>> begin Input records
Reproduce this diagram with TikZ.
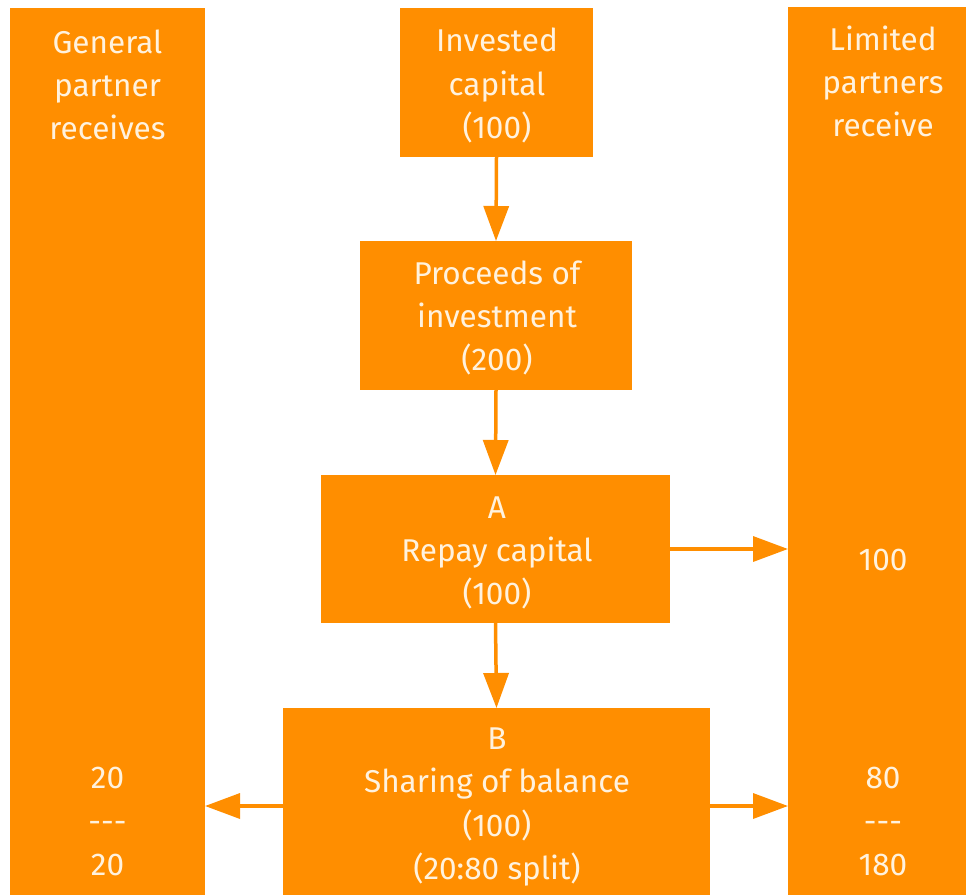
\documentclass[tikz,border=0pt]{standalone}
\usepackage{fontspec}
\setmainfont{Fira Sans}
\usetikzlibrary{arrows.meta}
\definecolor{org}{RGB}{255,142,0}
\definecolor{txt}{RGB}{255,242,222}
\begin{document}
\begin{tikzpicture}[x=1pt,y=-1pt,
  box/.style={fill=org, draw=none, inner sep=0pt, outer sep=0pt, anchor=north west},
  lbl/.style={text=txt, align=center, font=\fontsize{31.5}{43.3}\selectfont, inner sep=0pt},
  arr/.style={draw=org, line width=3.5pt, -{Triangle[length=35pt,width=25pt]}}]
\useasboundingbox (0,0) rectangle (966,894);
\clip (0,0) rectangle (966,894);
% columns
\node[box, minimum width=195pt, minimum height=900pt] (gp) at (10,8) {};
\node[box, minimum width=195pt, minimum height=900pt] (lp) at (788,7) {};
% flow boxes
\node[box, minimum width=193pt, minimum height=149pt] (inv) at (400,8) {};
\node[box, minimum width=272pt, minimum height=149pt] (proc) at (360,241) {};
\node[box, minimum width=349pt, minimum height=148pt] (rep) at (321,475) {};
\node[box, minimum width=427pt, minimum height=200pt] (shr) at (283,708) {};
% texts
\node[lbl] (gpt) at (107.5,85) {General\\partner\\receives};
\node[lbl] (lpt) at (883,81.5) {Limited\\partners\\receive};
\node[lbl] (invt) at (497,85.5) {Invested\\capital\\(100)};
\node[lbl] (proct) at (497,318) {Proceeds of\\investment\\(200)};
\node[lbl] (rept) at (497,553) {A\\Repay capital\\(100)};
\node[lbl] (shrt) at (497,807) {B\\Sharing of balance\\(100)\\(20:80 split)};
\node[lbl] (gpv) at (107.5,821.5) {20\\-{}-{}-\\20};
\node[lbl] (lpa) at (883,560) {100};
\node[lbl] (lpv) at (883,821.5) {80\\-{}-{}-\\180};
% connectors
\draw[arr] (inv.south) -- (proc.north);
\draw[arr] (proc.south) -- (rep.north);
\draw[arr] (rep.south) -- (shr.north);
\draw[arr] (rep.east |- 0,549) -- (lp.west |- 0,549);
\draw[arr] (shr.west |- 0,806) -- (gp.east |- 0,806);
\draw[arr] (shr.east |- 0,806) -- (lp.west |- 0,806);
\end{tikzpicture}
\end{document}
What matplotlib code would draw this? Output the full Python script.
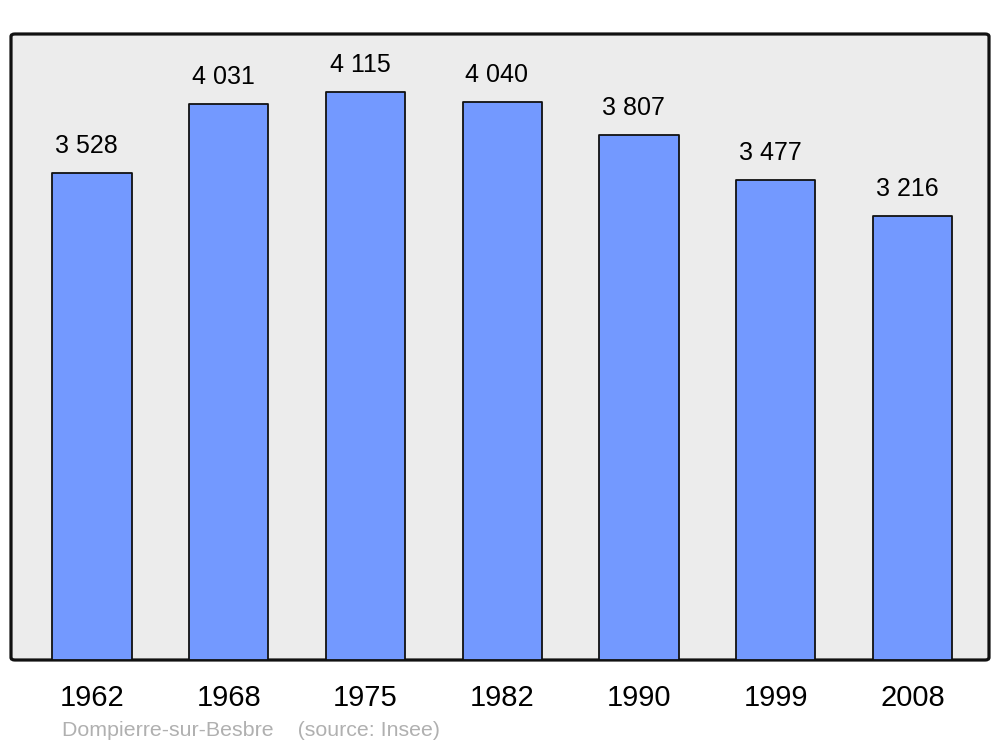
import matplotlib
matplotlib.use("Agg")
import matplotlib.pyplot as plt
from matplotlib.patches import FancyBboxPatch

years = ["1962", "1968", "1975", "1982", "1990", "1999", "2008"]
population = [3528, 4031, 4115, 4040, 3807, 3477, 3216]
value_labels = ["3 528", "4 031", "4 115", "4 040", "3 807", "3 477", "3 216"]
footer = "Dompierre-sur-Besbre    (source: Insee)"

plt.rcParams['font.family'] = ['Liberation Sans', 'DejaVu Sans']

fig = plt.figure(figsize=(10, 7.47), dpi=100)
ax = fig.add_axes([0.011, 1 - 660 / 747, 0.978, (660 - 34) / 747])
ax.patch.set_visible(False)
for s in ax.spines.values():
    s.set_visible(False)

frame = FancyBboxPatch((0, 0), 1, 1, boxstyle="round,pad=0,rounding_size=0.004",
                       transform=ax.transAxes, facecolor="#ececec",
                       edgecolor="#111111", linewidth=2.3, zorder=0, clip_on=False)
ax.add_patch(frame)

x = list(range(len(years)))
bars = ax.bar(x, population, width=0.58, color="#7399ff", edgecolor="#111111",
              linewidth=1.3, zorder=2)
for b in bars:
    b.set_joinstyle("round")

for xi, v, lab in zip(x, population, value_labels):
    ax.annotate(lab, (xi, v), xytext=(-4, 19.5), textcoords="offset points",
                ha="center", va="center", fontsize=18, color="#000000")

ax.set_xlim(-0.592, 6.559)
ax.set_ylim(0, 4536)
ax.set_yticks([])
ax.set_xticks(x)
ax.set_xticklabels(years, fontsize=21)
ax.tick_params(axis="x", length=0, pad=17)

fig.text(0.062, 1 - 730 / 747, footer, fontsize=15.4, color="#b0b0b0",
         ha="left", va="center")

fig.savefig("out.png", dpi=100)
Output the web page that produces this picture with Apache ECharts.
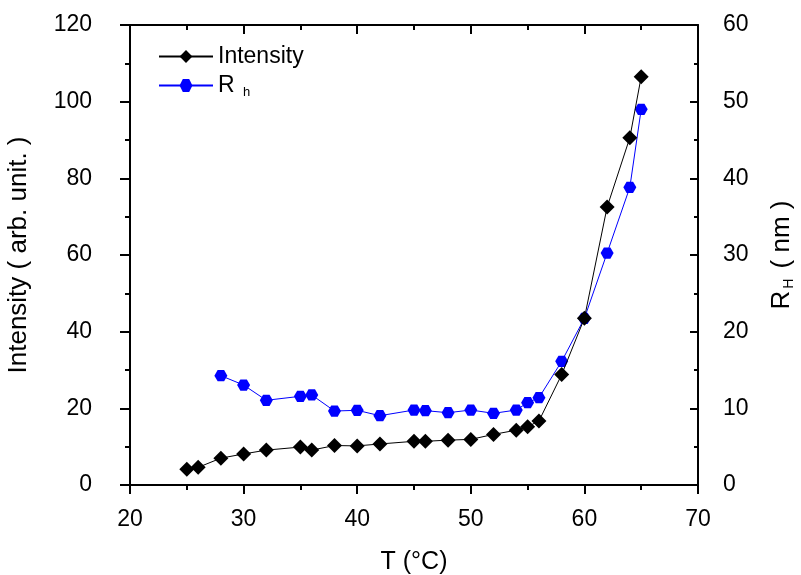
<!DOCTYPE html>
<html>
<head>
<meta charset="utf-8">
<script src="https://cdn.jsdelivr.net/npm/echarts@6/dist/echarts.min.js"></script>
<style>html,body{margin:0;padding:0;background:#fff}#c{width:801px;height:575px}</style>
</head>
<body>
<div id="c"></div>
<script>
const tempIntensity = [25, 26, 28, 30, 32, 35, 36, 38, 40, 42, 45, 46, 48, 50, 52, 54, 55, 56, 58, 60, 62, 64, 65];
const intensity = [4.1, 4.6, 7.0, 8.1, 9.1, 9.9, 9.1, 10.3, 10.2, 10.7, 11.4, 11.4, 11.7, 11.9, 13.2, 14.3, 15.2, 16.7, 28.8, 43.5, 72.5, 90.6, 106.5];
const tempRh = [28, 30, 32, 35, 36, 38, 40, 42, 45, 46, 48, 50, 52, 54, 55, 56, 58, 60, 62, 64, 65];
const rh = [14.26, 13.04, 11.05, 11.57, 11.74, 9.65, 9.74, 9.04, 9.78, 9.7, 9.43, 9.78, 9.35, 9.78, 10.74, 11.39, 16.13, 21.74, 30.26, 38.83, 49.0];
const xTicks = [20, 30, 40, 50, 60, 70];
const leftTicks = [0, 20, 40, 60, 80, 100, 120];
const rightTicks = [0, 10, 20, 30, 40, 50, 60];

const FONT = '"Liberation Sans", Arial, sans-serif';
const hexagon = 'path://M-1,0 L-0.5,-0.866 L0.5,-0.866 L1,0 L0.5,0.866 L-0.5,0.866 Z';
const axisLine = {show: true, onZero: false, lineStyle: {color: '#000', width: 2}};

const chart = echarts.init(document.getElementById('c'));
chart.setOption({
  animation: false,
  backgroundColor: '#fff',
  textStyle: {fontFamily: FONT},
  grid: {left: 130, right: 103, top: 25, bottom: 90, containLabel: false, outerBoundsMode: 'none'},
  legend: {
    left: 153, top: 40, orient: 'vertical', itemWidth: 54, itemHeight: 16, itemGap: 6,
    textStyle: {fontFamily: FONT, fontSize: 23, color: '#000',
      rich: {sub: {fontSize: 13, fontFamily: FONT, color: '#000', padding: [14, 0, 0, 2]}}},
    formatter: function (n) { return n === 'Rh' ? 'R {sub|h}' : n; },
    data: ['Intensity', 'Rh']
  },
  xAxis: [{
    type: 'value', min: xTicks[0], max: xTicks[xTicks.length - 1], interval: 10,
    name: 'T (°C)', nameLocation: 'middle', nameGap: 65,
    nameTextStyle: {fontSize: 25, color: '#000', fontFamily: FONT},
    axisLine: axisLine,
    axisTick: {show: true, inside: false, length: 9, lineStyle: {color: '#000', width: 2}},
    minorTick: {show: true, splitNumber: 2, length: 5, lineStyle: {color: '#000', width: 2}},
    axisLabel: {fontSize: 23, color: '#000', margin: 23, fontFamily: FONT},
    splitLine: {show: false}
  }, {
    type: 'value', position: 'top', min: xTicks[0], max: xTicks[xTicks.length - 1], interval: 10,
    axisLine: axisLine,
    axisTick: {show: true, inside: true, length: 9, lineStyle: {color: '#000', width: 2}},
    minorTick: {show: true, splitNumber: 2, length: 5, lineStyle: {color: '#000', width: 2}},
    axisLabel: {show: false}, splitLine: {show: false}
  }],
  yAxis: [{
    type: 'value', min: leftTicks[0], max: leftTicks[leftTicks.length - 1], interval: 20,
    name: 'Intensity ( arb. unit. )', nameLocation: 'middle', nameGap: 98, nameRotate: 90,
    nameTextStyle: {fontSize: 26, color: '#000', fontFamily: FONT},
    axisLine: axisLine,
    axisTick: {show: true, inside: false, length: 10, lineStyle: {color: '#000', width: 2}},
    minorTick: {show: true, splitNumber: 2, length: 5, lineStyle: {color: '#000', width: 2}},
    axisLabel: {fontSize: 23, color: '#000', margin: 38, fontFamily: FONT},
    splitLine: {show: false}
  }, {
    type: 'value', position: 'right', min: rightTicks[0], max: rightTicks[rightTicks.length - 1], interval: 10,
    name: 'R{sub|H} ( nm )', nameLocation: 'middle', nameGap: 70, nameRotate: 90,
    nameTextStyle: {fontSize: 26, color: '#000', fontFamily: FONT,
      rich: {sub: {fontSize: 14, fontFamily: FONT, color: '#000', padding: [14, 3, 0, 2]}}},
    axisLine: axisLine,
    axisTick: {show: true, inside: true, length: 8, lineStyle: {color: '#000', width: 2}},
    minorTick: {show: true, splitNumber: 2, length: 4, lineStyle: {color: '#000', width: 2}},
    axisLabel: {fontSize: 23, color: '#000', margin: 25, fontFamily: FONT},
    splitLine: {show: false}
  }],
  series: [{
    name: 'Intensity', type: 'line', xAxisIndex: 0, yAxisIndex: 0,
    data: tempIntensity.map((t, i) => [t, intensity[i]]),
    symbol: 'diamond', symbolSize: [15, 15],
    itemStyle: {color: '#000'}, lineStyle: {color: '#000', width: 1}, z: 3
  }, {
    name: 'Rh', type: 'line', xAxisIndex: 0, yAxisIndex: 1,
    data: tempRh.map((t, i) => [t, rh[i]]),
    symbol: hexagon, symbolSize: [13, 13], symbolKeepAspect: true,
    itemStyle: {color: '#0000ff'}, lineStyle: {color: '#0000ff', width: 1}, z: 2
  }]
});
</script>
</body>
</html>
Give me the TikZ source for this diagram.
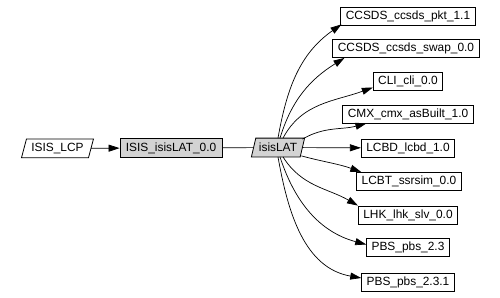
>> end Input records
Take the lines above starting at the one containing "What matplotlib code" and ending at the one containing "plt.rcParams['font.family'] = ['Liberation", and print them again exactly, without pictures.

- Answer to this problem -
What matplotlib code would draw this? Output the full Python script.
import matplotlib
matplotlib.use("Agg")
import matplotlib.pyplot as plt
from matplotlib.patches import FancyBboxPatch

years = ["1962", "1968", "1975", "1982", "1990", "1999", "2008"]
population = [3528, 4031, 4115, 4040, 3807, 3477, 3216]
value_labels = ["3 528", "4 031", "4 115", "4 040", "3 807", "3 477", "3 216"]
footer = "Dompierre-sur-Besbre    (source: Insee)"

plt.rcParams['font.family'] = ['Liberation Sans', 'DejaVu Sans']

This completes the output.